Parent group Société des Consommateurs set up a solidarity fund last year for food producers suffering due to the pandemic. In January, members voted to give all 2021 profits to anyone in difficulty.

These are hard cash examples of how it works for a fair deal.

Consumers make most of the decisions: how cows or chickens are reared, the price CQLP should pay and the price to buy in the shop.

Like the original distinctive blue cartons of milk, those decisions mean most items cost a few centimes more than others.

Coquillette pasta is €1.24 for 500g while, for example, the Panzani brand prices can drop to €0.82, but farmers got €0.26/ kg for wheat last August, against €0.18 on the open market.

The brand launched as farmers took to the streets demanding fair prices, and the milk was first intended to give shoppers confidence in agriculture by letting them set production methods.

Then founders Nicolas Chabanne and Laurent Pasquier added fair pricing, and it let buyers feel good and ease their consciences for not much cost.

Now sold in most big supermarkets, it is one of the industry’s best-selling new brands and led to others, such as butter – France’s No1 organic butter – eggs, chicken, potatoes, pizzas, baguettes and apple juice.
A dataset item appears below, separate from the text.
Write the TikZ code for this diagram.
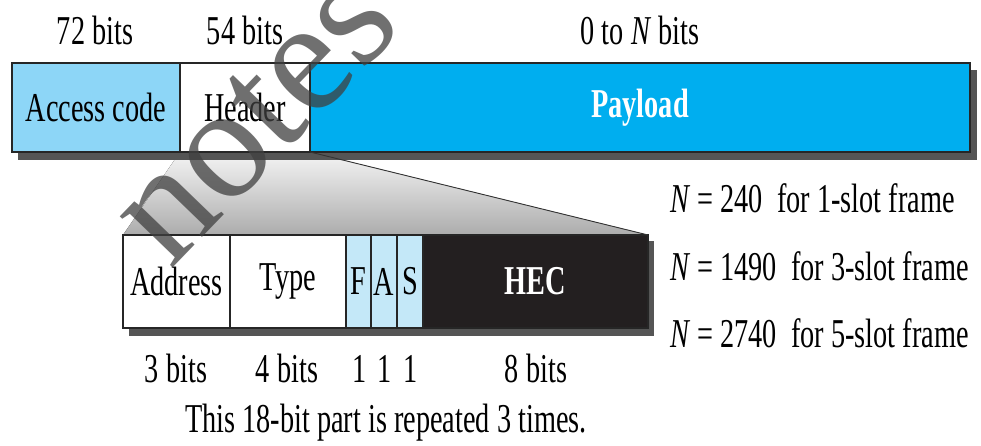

The co-op takes 5% of sales for investment and has more than 10,000 sociétaires, who paid €1 a share and, as firm converts, act as marketing and quality control.

It will open in the UK soon.

Benjamin Chartoire, responsible for the brand abroad, said: “Products have an online survey where anyone can select the desired characteristics.

“For eggs in the UK, the animal welfare section offers a choice of barn, enriched colony cage, free range or organic.

“For price to the farmer, you can select ‘market price’, which may not cover the farmer’s costs; ‘break even’; ‘fair price to cover costs and reinvest’; or ‘fair price and ability to employ a relief farmer’, to give them time off. We also suggest prices.”

The brand team then negotiates with producers, processors and retailers to bring items to market as agreed.

Farmers must agree to abide by the rules, with regular checks – sausages were withdrawn in France as they no longer met the rules.

'I admire its simplicity, its effectiveness and its transparency'

Dairy farmer Martial Darbon was involved early and said: “I admire its simplicity, its effectiveness and its transparency.

“Farmers work hard and this gives a decent return and gives consumers faith in what they buy. I like how French consumers are now interested in where their food comes from.”